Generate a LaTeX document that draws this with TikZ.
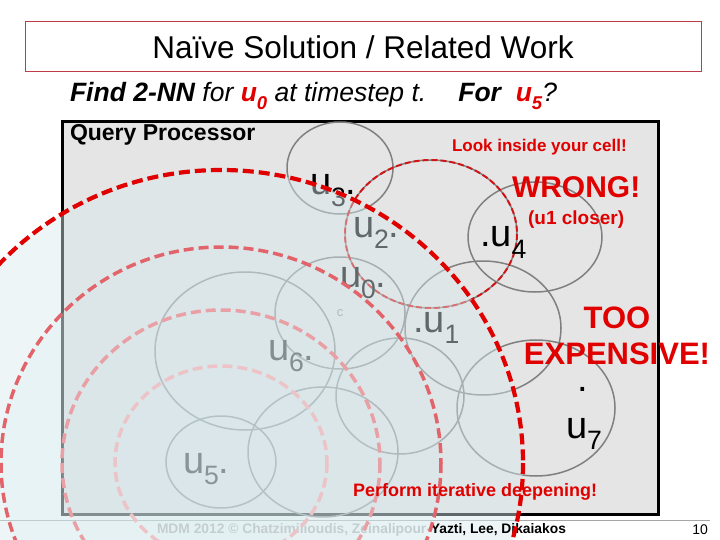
\documentclass[tikz,border=0pt]{standalone}
\usepackage{fontspec}
\setmainfont{Liberation Sans}
\usepackage{graphicx}
\usepackage{tikz}
\usetikzlibrary{positioning}
\definecolor{slidered}{RGB}{225,0,0}
\definecolor{framered}{RGB}{190,60,70}
\definecolor{cellgray}{RGB}{229,229,229}
\definecolor{ringgray}{RGB}{128,128,128}
\definecolor{veil}{RGB}{214,233,237}
\definecolor{ringtwo}{RGB}{226,100,106}
\definecolor{ringthree}{RGB}{232,160,165}
\definecolor{ringfour}{RGB}{236,196,200}
\definecolor{fadedtext}{RGB}{196,206,209}
\newcommand{\subidx}[1]{\raisebox{-0.3em}{\scalebox{0.7}{#1}}}

\begin{document}
\begin{tikzpicture}[x=1pt,y=-1pt,
  txt/.style={inner sep=0pt,outer sep=0pt},
  ptlabel/.style={txt,anchor=base west,font=\fontsize{38}{44}\selectfont},
  cell/.style={draw=ringgray,line width=1.5pt},
  callout/.style={txt,text=slidered,font=\bfseries\fontsize{18}{21}\selectfont},
  ring/.style={line width=3.5pt,dash pattern=on 10pt off 5pt}]
\clip (0,0) rectangle (720,540);
\node[draw=framered,line width=1pt,minimum width=676pt,minimum height=50pt,font=\fontsize{31.5}{36}\selectfont] (title) at (363,47) {Naïve Solution / Related Work};
\node[txt,anchor=base west,font=\itshape\fontsize{26.5}{30}\selectfont] (task) at (70,102) {\textbf{Find 2-NN} for \textcolor{slidered}{\textbf{u\subidx{0}}} at timestep t.};
\node[txt,base right=32pt of task,font=\itshape\fontsize{26.5}{30}\selectfont] (askfive) {\textbf{For \ \textcolor{slidered}{u\subidx{5}}}?};

\draw[line width=3pt,fill=cellgray] (62,122) rectangle (658,514);
\node[txt,anchor=base west,font=\bfseries\fontsize{23}{27}\selectfont] (qp) at (70,141) {Query Processor};

\draw[cell] (340,168) ellipse [x radius=53,y radius=46];
\draw[cell] (340,313) ellipse [x radius=65,y radius=56];
\draw[cell] (245,351) ellipse [x radius=90,y radius=79];
\draw[cell] (221,462) ellipse [x radius=55,y radius=46];
\draw[cell] (323,452) ellipse [x radius=75,y radius=65];
\draw[cell] (400,396) ellipse [x radius=64,y radius=58];
\draw[cell] (483,328) ellipse [x radius=78,y radius=67];
\draw[cell] (536,408) ellipse [x radius=79,y radius=68];
\draw[cell] (535,237) ellipse [x radius=67,y radius=55];
\draw[cell] (431,234) ellipse [x radius=86,y radius=74];
\draw[slidered,opacity=.85,line width=2pt,dash pattern=on 6pt off 3pt] (431,234) ellipse [x radius=86,y radius=74];

\node[ptlabel] (u3) at (310,195) {u\subidx{3}.};
\node[ptlabel] (u2) at (353,237) {u\subidx{2}.};
\node[ptlabel] (u0) at (340,287) {u\subidx{0}.};
\node[ptlabel] (u6) at (268,360) {u\subidx{6}.};
\node[ptlabel] (u5) at (183,473) {u\subidx{5}.};
\node[ptlabel] (u1) at (413,332) {.u\subidx{1}};
\node[ptlabel] (u4) at (480,247) {.u\subidx{4}};
\node[ptlabel] (u7dot) at (577,391) {.};
\node[ptlabel] (u7) at (566,438) {u\subidx{7}};
\node[txt,text=ringgray,font=\fontsize{13}{15}\selectfont] (cmark) at (340,313) {c};

\draw[ringgray!70,line width=1pt] (0,520) -- (710,520);

\fill[veil,fill opacity=.45] (221,463) ellipse [x radius=302,y radius=293];
\fill[veil,fill opacity=.2] (221,463) ellipse [x radius=220,y radius=216];
\fill[veil,fill opacity=.12] (221,463) ellipse [x radius=159,y radius=153];
\fill[veil,fill opacity=.08] (221,463) ellipse [x radius=106,y radius=97];

\node[txt,anchor=base west,font=\bfseries\fontsize{13.8}{16}\selectfont] (footer) at (157,533) {\textcolor{fadedtext}{MDM 2012 © Chatzimilioudis, Zeinalipour-}Yazti, Lee, Dikaiakos};
\node[txt,anchor=base east,font=\fontsize{14}{16}\selectfont] (pagenum) at (708,534) {10};

\draw[ring,ringfour] (221,463) ellipse [x radius=106,y radius=97];
\draw[ring,ringthree] (221,463) ellipse [x radius=159,y radius=153];
\draw[ring,ringtwo] (221,463) ellipse [x radius=220,y radius=216];
\draw[ring,slidered,line width=4.2pt,dash pattern=on 11pt off 5pt] (221,463) ellipse [x radius=302,y radius=293];

\node[callout,anchor=base west,font=\bfseries\fontsize{17}{20}\selectfont] (look) at (452,152) {Look inside your cell!};
\node[callout,anchor=base west,font=\bfseries\fontsize{30}{34}\selectfont] (wrong) at (512,198) {WRONG!};
\node[callout,below=12pt of wrong,font=\bfseries\fontsize{19}{22}\selectfont] (closer) {(u1 closer)};
\node[callout,align=center,anchor=north,text depth=0pt,font=\bfseries\fontsize{31}{36}\selectfont] (tooexp) at (617,307) {TOO\\EXPENSIVE!};
\node[callout,anchor=base west] (deepen) at (353,496) {Perform iterative deepening!};
\end{tikzpicture}
\end{document}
......
● REQUIRED TASK
The data above should be repeated exactly, minus any pictures.

● FULL SOLUTION
Generate a LaTeX document that draws this with TikZ.
\documentclass[tikz,border=0pt]{standalone}
\usepackage{fontspec}
\setmainfont{Liberation Sans}
\usepackage{graphicx}
\usepackage{tikz}
\usetikzlibrary{positioning}
\definecolor{slidered}{RGB}{225,0,0}
\definecolor{framered}{RGB}{190,60,70}
\definecolor{cellgray}{RGB}{229,229,229}
\definecolor{ringgray}{RGB}{128,128,128}
\definecolor{veil}{RGB}{214,233,237}
\definecolor{ringtwo}{RGB}{226,100,106}
\definecolor{ringthree}{RGB}{232,160,165}
\definecolor{ringfour}{RGB}{236,196,200}
\definecolor{fadedtext}{RGB}{196,206,209}
\newcommand{\subidx}[1]{\raisebox{-0.3em}{\scalebox{0.7}{#1}}}

\begin{document}
\begin{tikzpicture}[x=1pt,y=-1pt,
  txt/.style={inner sep=0pt,outer sep=0pt},
  ptlabel/.style={txt,anchor=base west,font=\fontsize{38}{44}\selectfont},
  cell/.style={draw=ringgray,line width=1.5pt},
  callout/.style={txt,text=slidered,font=\bfseries\fontsize{18}{21}\selectfont},
  ring/.style={line width=3.5pt,dash pattern=on 10pt off 5pt}]
\clip (0,0) rectangle (720,540);
\node[draw=framered,line width=1pt,minimum width=676pt,minimum height=50pt,font=\fontsize{31.5}{36}\selectfont] (title) at (363,47) {Naïve Solution / Related Work};
\node[txt,anchor=base west,font=\itshape\fontsize{26.5}{30}\selectfont] (task) at (70,102) {\textbf{Find 2-NN} for \textcolor{slidered}{\textbf{u\subidx{0}}} at timestep t.};
\node[txt,base right=32pt of task,font=\itshape\fontsize{26.5}{30}\selectfont] (askfive) {\textbf{For \ \textcolor{slidered}{u\subidx{5}}}?};

\draw[line width=3pt,fill=cellgray] (62,122) rectangle (658,514);
\node[txt,anchor=base west,font=\bfseries\fontsize{23}{27}\selectfont] (qp) at (70,141) {Query Processor};

\draw[cell] (340,168) ellipse [x radius=53,y radius=46];
\draw[cell] (340,313) ellipse [x radius=65,y radius=56];
\draw[cell] (245,351) ellipse [x radius=90,y radius=79];
\draw[cell] (221,462) ellipse [x radius=55,y radius=46];
\draw[cell] (323,452) ellipse [x radius=75,y radius=65];
\draw[cell] (400,396) ellipse [x radius=64,y radius=58];
\draw[cell] (483,328) ellipse [x radius=78,y radius=67];
\draw[cell] (536,408) ellipse [x radius=79,y radius=68];
\draw[cell] (535,237) ellipse [x radius=67,y radius=55];
\draw[cell] (431,234) ellipse [x radius=86,y radius=74];
\draw[slidered,opacity=.85,line width=2pt,dash pattern=on 6pt off 3pt] (431,234) ellipse [x radius=86,y radius=74];

\node[ptlabel] (u3) at (310,195) {u\subidx{3}.};
\node[ptlabel] (u2) at (353,237) {u\subidx{2}.};
\node[ptlabel] (u0) at (340,287) {u\subidx{0}.};
\node[ptlabel] (u6) at (268,360) {u\subidx{6}.};
\node[ptlabel] (u5) at (183,473) {u\subidx{5}.};
\node[ptlabel] (u1) at (413,332) {.u\subidx{1}};
\node[ptlabel] (u4) at (480,247) {.u\subidx{4}};
\node[ptlabel] (u7dot) at (577,391) {.};
\node[ptlabel] (u7) at (566,438) {u\subidx{7}};
\node[txt,text=ringgray,font=\fontsize{13}{15}\selectfont] (cmark) at (340,313) {c};

\draw[ringgray!70,line width=1pt] (0,520) -- (710,520);

\fill[veil,fill opacity=.45] (221,463) ellipse [x radius=302,y radius=293];
\fill[veil,fill opacity=.2] (221,463) ellipse [x radius=220,y radius=216];
\fill[veil,fill opacity=.12] (221,463) ellipse [x radius=159,y radius=153];
\fill[veil,fill opacity=.08] (221,463) ellipse [x radius=106,y radius=97];

\node[txt,anchor=base west,font=\bfseries\fontsize{13.8}{16}\selectfont] (footer) at (157,533) {\textcolor{fadedtext}{MDM 2012 © Chatzimilioudis, Zeinalipour-}Yazti, Lee, Dikaiakos};
\node[txt,anchor=base east,font=\fontsize{14}{16}\selectfont] (pagenum) at (708,534) {10};

\draw[ring,ringfour] (221,463) ellipse [x radius=106,y radius=97];
\draw[ring,ringthree] (221,463) ellipse [x radius=159,y radius=153];
\draw[ring,ringtwo] (221,463) ellipse [x radius=220,y radius=216];
\draw[ring,slidered,line width=4.2pt,dash pattern=on 11pt off 5pt] (221,463) ellipse [x radius=302,y radius=293];

\node[callout,anchor=base west,font=\bfseries\fontsize{17}{20}\selectfont] (look) at (452,152) {Look inside your cell!};
\node[callout,anchor=base west,font=\bfseries\fontsize{30}{34}\selectfont] (wrong) at (512,198) {WRONG!};
\node[callout,below=12pt of wrong,font=\bfseries\fontsize{19}{22}\selectfont] (closer) {(u1 closer)};
\node[callout,align=center,anchor=north,text depth=0pt,font=\bfseries\fontsize{31}{36}\selectfont] (tooexp) at (617,307) {TOO\\EXPENSIVE!};
\node[callout,anchor=base west] (deepen) at (353,496) {Perform iterative deepening!};
\end{tikzpicture}
\end{document}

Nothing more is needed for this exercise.